Nueva York.-Muchos agentes del FBI en la Casa Blanca no protegen, sino que espían al presidente y su gabinete. Un de ellos llamó al Procurador General en funciones. “El consultor jurídico, Alberto González y el gerente general Andrew Card salieron para la clínica”, reportó.
El procurador general en funciones llamó al jefe de FBI, y le ordenó salir inmediatamente hacia la clínica.
Fue una carrera de película, tres vehículos a toda velocidad, con las sirenas gritando en la oscuridad de la noche, compitiendo para llegar primero a la clínica.
El director del FBI y el procurador en funciones llegaron primero. El procurador general, John Ashcroft, estaba en cuidados intensivos luchando contra una pancreatitis. Le informaron que González y Card le pedirían reautorizar un programa de espionaje ilegal.
Advirtieron que renunciarían si se reautorizaba el espionaje ilegal; González y Card llegaron, Ashcroft no firmó la reautorización.

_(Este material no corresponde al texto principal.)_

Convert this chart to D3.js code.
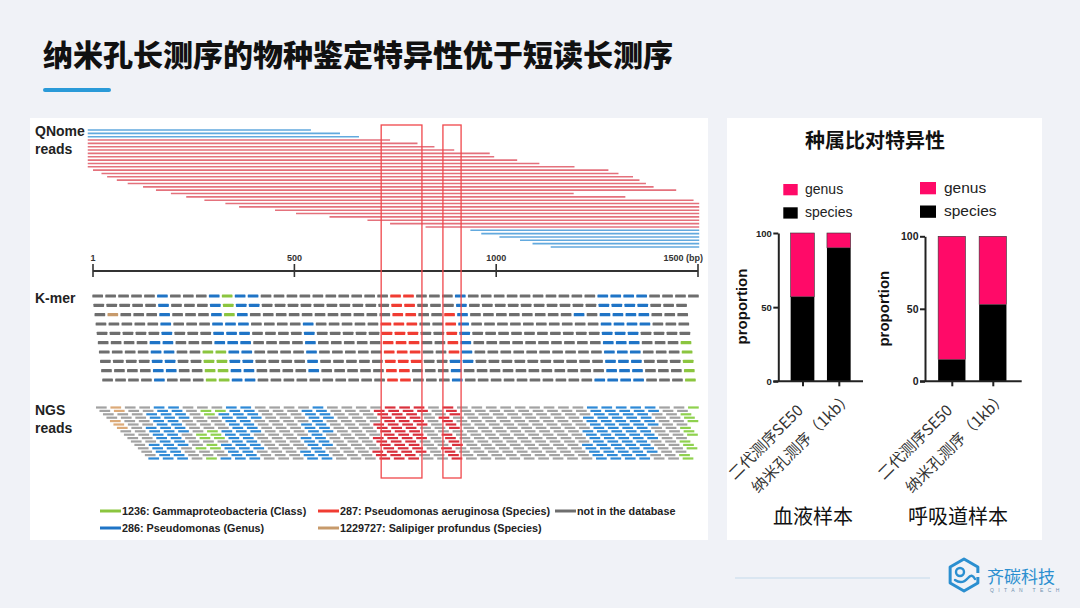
<!DOCTYPE html>
<html>
<head>
<meta charset="utf-8">
<script src="https://cdn.jsdelivr.net/npm/d3@7/dist/d3.min.js"></script>
<style>
  body { margin: 0; background: #f0f2f7; }
  svg { display: block; }
  .latin { font-family: "Liberation Sans", Arial, sans-serif; }
  .cjk { font-family: "Noto Sans CJK SC", sans-serif; }
</style>
</head>
<body>
<script>
// ---------- data ----------
const pageTitle = "纳米孔长测序的物种鉴定特异性优于短读长测序";
const chartTitle = "种属比对特异性";

const axisTicks = [1, 500, 1000, 1500];
const axisTickLabels = ["1", "500", "1000", "1500 (bp)"];

// QNome reads (bp). b = genus hit, r = species hit
const readStart = [-12, -12, -12, -12, -12, -12, -12, -12, -12, -12, -12, -12,
  1, 22, 36, 60, 87, 125, 157, 194, 232, 277, 329, 363, 452, 504, 587, 681, 737, 825,
  936, 963, 1008, 1059, 1090, 1135];
const readEnd = [541, 613, 660, 737, 805, 847, 896, 984, 995, 1052, 1107, 1194,
  1278, 1303, 1339, 1355, 1371, 1390, 1446, 1192, 1320, 1489, 1503, 1503, 1503, 1503, 1503, 1503, 1503, 1503,
  1503, 1503, 1503, 1503, 1503, 1503];
const readType = "bbb" + "rrrrrrrrr" + "rrrrrrrrr" + "rrrrrrrrr" + "bbbbbb";

// red boxes (bp)
const boxFrom = [715, 868];
const boxTo = [816, 913];

// k-mer rows: g none, b genus, c class, r species, s salipiger
const kmerRows = [
  "gggggbgggbcbbggggggggggrrgggbggggggggggbbbbgggg",
  "gggggbgggbcbbggggggggggrrgggbggggggggggbbbbggg",
  "gsgggbgggbcbgggggggggggrrggrbggggggggbgbbbbggg",
  "gggggbgggbbbggggbgggggrrrggrbggggggggggbbbbggg",
  "gggggbgggbbbggggbgggggrrrggrbggggggggggbbbgggg",
  "ggggbbgggbbbggggbgggggrrrggrbggggggggggbbbgggc",
  "ggggbbggccbbggggbgggggrrrggrbggggggggggbbbgggc",
  "ggggbbggccbbggggbgggggrrrggbbggggggggggbbbgggc",
  "ggggbbggccbbggggbgggggrrgggbgggggggggggbbbgggc",
  "ggggbgggccbbggggggggggrrgggbggggggggggbbbbgggc"
];

// NGS reads: reads per row, and the regions that colour them
const ngsRowCount = [42, 41, 41, 41, 41, 40, 40, 40, 40, 39, 39, 39, 39, 38, 38, 38];
const ngsRegionFrom = [45, 145, 266, 325, 525, 705, 870, 1225, 1465];
const ngsRegionTo = [80, 228, 320, 412, 590, 820, 905, 1395, 1510];
const ngsRegionTaxon = ["s", "b", "c", "b", "b", "r", "r", "b", "c"];
const ngsRegionRows = [[0, 1, 4, 5, 6], null, [1, 2, 7, 8, 9, 11, 12, 15], null, null, null, null, null, null];

const legendLabels = ["1236: Gammaproteobacteria (Class)", "287: Pseudomonas aeruginosa (Species)",
  "not in the database", "286: Pseudomonas (Genus)", "1229727: Salipiger profundus (Species)"];
const legendTaxa = ["c", "r", "g", "b", "s"];

const sampleGroups = ["血液样本", "呼吸道样本"];
const methods = ["二代测序SE50", "纳米孔测序（1kb）"];
const speciesShare = [[57, 90], [15, 53]];
const genusShare = [[43, 10], [85, 47]];
const proportionTicks = [0, 50, 100];
const barLegend = ["genus", "species"];

// ---------- styles ----------
const kmerColor = { g: "#6e6e6e", b: "#1f74c6", c: "#8bc53f", r: "#f03c32", s: "#c79a6b" };
const ngsColor = { g: "#a2a2a2", b: "#2f8ad6", c: "#8fd14f", r: "#d9303c", s: "#dcaa78" };
const pink = "#ff0a68";

const svg = d3.select("body").append("svg").attr("width", 1080).attr("height", 608);
svg.append("rect").attr("width", 1080).attr("height", 608).attr("fill", "#f0f2f7");

// title
svg.append("text").attr("class", "cjk").attr("x", 43).attr("y", 66)
  .style("font-size", "30px").style("font-weight", 900).attr("fill", "#111").text(pageTitle);
svg.append("rect").attr("x", 43).attr("y", 88).attr("width", 68).attr("height", 4)
  .attr("rx", 2).attr("fill", "#2a9ad8");

// panels
svg.append("rect").attr("x", 30).attr("y", 118).attr("width", 678).attr("height", 422).attr("fill", "#fff");
svg.append("rect").attr("x", 727).attr("y", 118).attr("width", 315).attr("height", 422).attr("fill", "#fff");

// ---------- left panel ----------
const xBp = d3.scaleLinear().domain([1, 1500]).range([93, 698]);
const left = svg.append("g");

const sideLabels = [["QNome", 136], ["reads", 154], ["K-mer", 303], ["NGS", 415], ["reads", 433]];
left.selectAll("text.side").data(sideLabels).join("text")
  .attr("class", "latin").attr("x", 35).attr("y", d => d[1])
  .style("font-size", "14px").style("font-weight", 700).attr("fill", "#222")
  .text(d => d[0]);

// QNome reads
const qY = d3.scaleLinear().domain([0, readStart.length - 1]).range([130, 247]);
left.append("g").selectAll("line").data(readStart).join("line")
  .attr("x1", d => xBp(d)).attr("x2", (d, i) => xBp(readEnd[i]))
  .attr("y1", (d, i) => qY(i)).attr("y2", (d, i) => qY(i))
  .attr("stroke", (d, i) => readType[i] === "b" ? "#62a9de" : "#e4717c")
  .attr("stroke-width", 1.6);

// bp axis
const ax = left.append("g");
ax.append("line").attr("x1", xBp(1)).attr("x2", xBp(1500)).attr("y1", 271).attr("y2", 271)
  .attr("stroke", "#333").attr("stroke-width", 2);
ax.selectAll("line.t").data(axisTicks).join("line")
  .attr("x1", d => xBp(d)).attr("x2", d => xBp(d)).attr("y1", 264).attr("y2", 277)
  .attr("stroke", "#333").attr("stroke-width", 1.6);
ax.selectAll("text").data(axisTicks).join("text")
  .attr("class", "latin")
  .attr("x", (d, i) => i === axisTicks.length - 1 ? xBp(d) + 5 : xBp(d))
  .attr("y", 261)
  .attr("text-anchor", (d, i) => i === axisTicks.length - 1 ? "end" : "middle")
  .style("font-size", "9px").style("font-weight", 700).attr("fill", "#333")
  .text((d, i) => axisTickLabels[i]);

// k-mers
const kmerFirstBp = -0.7, kmerShiftBp = 2.73, kmerStepBp = 32.09, kmerLenBp = 26.5;
const kY = d3.scaleLinear().domain([0, kmerRows.length - 1]).range([296, 380]);
const kmers = [];
kmerRows.forEach((row, r) => row.split("").forEach((code, i) => {
  kmers.push({ r, s: kmerFirstBp + r * kmerShiftBp + i * kmerStepBp, code });
}));
left.append("g").selectAll("rect").data(kmers).join("rect")
  .attr("x", d => xBp(d.s)).attr("width", d => xBp(d.s + kmerLenBp) - xBp(d.s))
  .attr("y", d => kY(d.r) - 1.6).attr("height", 3.2).attr("rx", 0.6)
  .attr("fill", d => kmerColor[d.code]);

// NGS reads
const ngsFirstBp = 8.4, ngsShiftBp = 8.65, ngsStepBp = 35.78, ngsLenBp = 26.5;
const nY = d3.scaleLinear().domain([0, ngsRowCount.length - 1]).range([407.5, 458.5]);
const ngs = [];
ngsRowCount.forEach((n, r) => {
  for (let i = 0; i < n; i++) {
    const s = ngsFirstBp + r * ngsShiftBp + i * ngsStepBp;
    const c = s + ngsLenBp / 2;
    let taxon = "g";
    ngsRegionFrom.forEach((f, k) => {
      if (c >= f && c <= ngsRegionTo[k] && (!ngsRegionRows[k] || ngsRegionRows[k].includes(r))) taxon = ngsRegionTaxon[k];
    });
    ngs.push({ r, s, taxon });
  }
});
left.append("g").selectAll("rect").data(ngs).join("rect")
  .attr("x", d => xBp(d.s)).attr("width", d => xBp(d.s + ngsLenBp) - xBp(d.s))
  .attr("y", d => nY(d.r) - 1.1).attr("height", 2.2)
  .attr("fill", d => ngsColor[d.taxon]);

// red boxes
left.append("g").selectAll("rect").data(boxFrom).join("rect")
  .attr("x", d => xBp(d)).attr("width", (d, i) => xBp(boxTo[i]) - xBp(d))
  .attr("y", 125).attr("height", 353)
  .attr("fill", "none").attr("stroke", "#f0474b").attr("stroke-width", 1.3);

// legend
const legCol = [100, 318, 555], legRow = [511, 528];
const legPos = [[0, 0], [1, 0], [2, 0], [0, 1], [1, 1]];
const leg = left.append("g").selectAll("g").data(legendLabels).join("g")
  .attr("transform", (d, i) => `translate(${legCol[legPos[i][0]]},${legRow[legPos[i][1]]})`);
leg.append("line").attr("x1", 0).attr("x2", 21).attr("stroke-width", 3)
  .attr("stroke", (d, i) => kmerColor[legendTaxa[i]]);
leg.append("text").attr("class", "latin").attr("x", 22).attr("y", 3.8)
  .style("font-size", "10.8px").style("font-weight", 700).attr("fill", "#222").text(d => d);

// ---------- right panel ----------
svg.append("text").attr("class", "cjk").attr("x", 875).attr("y", 148).attr("text-anchor", "middle")
  .style("font-size", "20px").style("font-weight", 700).attr("fill", "#111").text(chartTitle);

const chartLayout = [
  { axisX: 778.3, top: 233, bottom: 381.3, xEnd: 863, centers: [802.5, 838.8], barW: 23.7,
    legX: 783.3, sqW: 14.4, sqH: 11.3, legY: [184, 207.3], legFont: 14, legTextX: 805,
    tickFont: 9.5, propX: 747, propY: 306.5, groupX: 813 },
  { axisX: 925, top: 236.3, bottom: 381.3, xEnd: 1021.7, centers: [951.8, 992.8], barW: 27.3,
    legX: 920, sqW: 16, sqH: 12.3, legY: [182, 205.5], legFont: 15.5, legTextX: 944,
    tickFont: 10.5, propX: 888.5, propY: 308.7, groupX: 958 }
];

chartLayout.forEach((L, k) => {
  const y = d3.scaleLinear().domain([0, 100]).range([L.bottom, L.top]);
  const x = d3.scalePoint().domain(methods).range(L.centers);
  const g = svg.append("g");

  // legend
  const lg = g.selectAll("g.leg").data(barLegend).join("g")
    .attr("transform", (d, i) => `translate(${L.legX},${L.legY[i]})`);
  lg.append("rect").attr("width", L.sqW).attr("height", L.sqH)
    .attr("fill", (d, i) => i === 0 ? pink : "#000");
  lg.append("text").attr("class", "latin").attr("x", L.legTextX - L.legX)
    .attr("y", L.sqH / 2 + L.legFont * 0.3)
    .style("font-size", L.legFont + "px").attr("fill", "#222").text(d => d);

  // bars
  g.selectAll("rect.sp").data(methods).join("rect").attr("class", "sp")
    .attr("x", d => x(d) - L.barW / 2).attr("width", L.barW)
    .attr("y", (d, j) => y(speciesShare[k][j]))
    .attr("height", (d, j) => y(0) - y(speciesShare[k][j]))
    .attr("fill", "#000");
  g.selectAll("rect.ge").data(methods).join("rect").attr("class", "ge")
    .attr("x", d => x(d) - L.barW / 2).attr("width", L.barW)
    .attr("y", (d, j) => y(speciesShare[k][j] + genusShare[k][j]))
    .attr("height", (d, j) => y(speciesShare[k][j]) - y(speciesShare[k][j] + genusShare[k][j]))
    .attr("fill", pink).attr("stroke", "#333").attr("stroke-width", 0.6);

  // y axis
  const ya = g.append("g").attr("transform", `translate(${L.axisX},0)`)
    .call(d3.axisLeft(y).tickValues(proportionTicks).tickSize(5).tickSizeOuter(0));
  ya.select(".domain").attr("stroke", "#222").attr("stroke-width", 2);
  ya.selectAll(".tick line").attr("stroke", "#222").attr("stroke-width", 2);
  ya.selectAll(".tick text").attr("x", -6.5).attr("fill", "#222")
    .style("font-family", "'Liberation Sans', Arial, sans-serif")
    .style("font-size", L.tickFont + "px").style("font-weight", 700);

  // x axis
  g.append("line").attr("x1", L.axisX - 5).attr("x2", L.xEnd).attr("y1", L.bottom).attr("y2", L.bottom)
    .attr("stroke", "#222").attr("stroke-width", 2);
  const xa = g.append("g").attr("transform", `translate(0,${L.bottom})`)
    .call(d3.axisBottom(x).tickSize(5).tickFormat(""));
  xa.select(".domain").remove();
  xa.selectAll(".tick line").attr("stroke", "#222").attr("stroke-width", 2);

  g.selectAll("text.m").data(methods).join("text").attr("class", "cjk")
    .attr("transform", d => `translate(${x(d) - 33},446) rotate(-45)`)
    .attr("text-anchor", "middle").style("font-size", "15.5px").attr("fill", "#333")
    .text(d => d);

  // y label
  g.append("text").attr("class", "latin")
    .attr("transform", `translate(${L.propX},${L.propY}) rotate(-90)`)
    .attr("text-anchor", "middle").style("font-size", "15px").style("font-weight", 700)
    .attr("fill", "#111").text("proportion");

  // group label
  g.append("text").attr("class", "cjk").attr("x", L.groupX).attr("y", 524)
    .attr("text-anchor", "middle").style("font-size", "20px").attr("fill", "#111")
    .text(sampleGroups[k]);
});

// ---------- footer / logo ----------
svg.append("line").attr("x1", 735).attr("x2", 930).attr("y1", 578).attr("y2", 578)
  .attr("stroke", "#d3e2ef").attr("stroke-width", 1.5);

const logo = svg.append("g").attr("transform", "translate(964,575)");
const R = 16;
const hv = d3.range(6).map(i => {
  const a = (-90 + 60 * i) * Math.PI / 180;
  return [R * Math.cos(a), R * Math.sin(a)];
});
const hexPath = d3.path();
hexPath.moveTo(hv[1][0], hv[1][1] + 6);
hexPath.lineTo(hv[1][0], hv[1][1]);
hexPath.lineTo(hv[0][0], hv[0][1]);
hexPath.lineTo(hv[5][0], hv[5][1]);
hexPath.lineTo(hv[4][0], hv[4][1]);
hexPath.lineTo(hv[3][0], hv[3][1]);
hexPath.lineTo(hv[2][0], hv[2][1]);
hexPath.lineTo(hv[2][0], hv[2][1] - 6);
logo.append("path").attr("d", hexPath.toString()).attr("fill", "none")
  .attr("stroke", "#2b8fd0").attr("stroke-width", 3).attr("stroke-linejoin", "round");
logo.append("circle").attr("cx", -4).attr("cy", -3).attr("r", 4)
  .attr("fill", "none").attr("stroke", "#2b8fd0").attr("stroke-width", 2.4);
const inner = d3.path();
inner.moveTo(-9, 5);
inner.quadraticCurveTo(-2, 10, 4, 3);
inner.quadraticCurveTo(8, -2, 11, 4);
logo.append("path").attr("d", inner.toString()).attr("fill", "none")
  .attr("stroke", "#2b8fd0").attr("stroke-width", 2.4).attr("stroke-linecap", "round");

svg.append("text").attr("class", "cjk").attr("x", 987).attr("y", 583)
  .style("font-size", "17px").attr("fill", "#2b8fd0").text("齐碳科技");
svg.append("text").attr("class", "latin").attr("x", 990).attr("y", 592)
  .style("font-size", "5px").style("letter-spacing", "4.4px").attr("fill", "#6f8fae").text("QITAN TECH");
</script>
</body>
</html>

Ese 10 de marzo del 2004, James Comey Robert Mueller, le torcieron el brazo presidente George W. Bush, obligándolo a suspender su espionaje ilegal.
Mueller, designado director del FBI por Bush, sirvió en el primer gobierno de Barack Obama. Lo sustituyó Comey, a quien Trump despidió de la dirección del FBI por negarse a cerrar la investigación sobre Rusia y su campaña presidencial.
Mueller, ampliamente respetado por republicanos y demócratas, fue designado fiscal independiente para continuar la investigación que le costó el empleo a Comey.
La obsesión de Trump por suspender la investigación suena como confesión.
Ayer Comey y Mueller dos buenos amigos consagrados al servicio público, arriesgaron sus carreras defendiendo sus convicciones, enfrentando a quien los nombró, el presidente Bush. Hoy no tienen nada que perder y la misma gloria que ganar, si comprueban vínculos entre Trump y Rusia.
En unas semanas Comey testificará ante el Senado, ciertamente, Trump la tiene sumamente difícil.